And finally… Construction worker claims to have found bones of first Pope – but not where you’d expect
An Italian construction worker, involved in routine restoration at the 1,000 year old Church of Santa Maria in Capella in Trastevere, Rome, has stumbled across what could be the bones of St. Peter.
According to The Daily Beast, in helping to repair the structural problems around the altar, the worker lifted a heavy marble slab and discovered two Roman-era pots. The inscriptions on the pots indicate they contain bone fragments of four early Christian martyrs, three early Popes (Cornelius, Callixtus, and Felix), and St. Peter himself.
The bones of the first Pope would be an important discovery, but they’re a puzzling one too: as every visitor to the Vatican knows, the bones of St. Peter are supposed to be buried directly underneath the Papal Throne in St Peter’s. So you have to wonder, are any of these relics real? Is the Vatican really built on the rock of (the bones of) St. Peter?

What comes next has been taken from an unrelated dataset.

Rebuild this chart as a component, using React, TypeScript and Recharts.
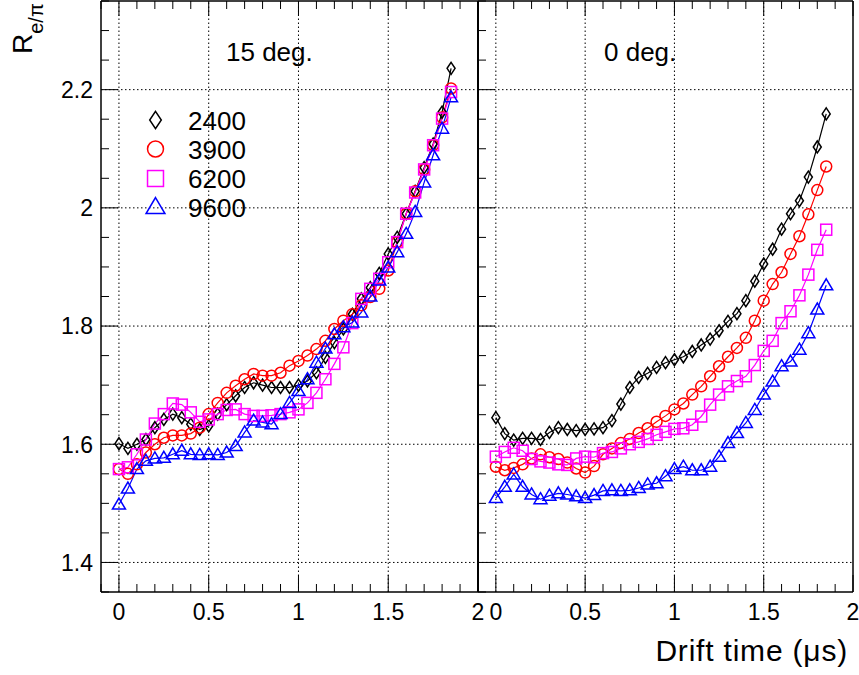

Peter is important, of course, as the founder of the church in Rome. For Roman Catholics he is the first Pope and the rock on which the Church is built; for Protestants he is the “Apostle to the Jews” and, along with Paul, one of the two most important figures in the early church.
Stories about his death and the burial of his remains began to emerge during the second and third centuries, including the famous narrative in which he is crucified upside down.
The relics have been dispatched to the Vatican for further research.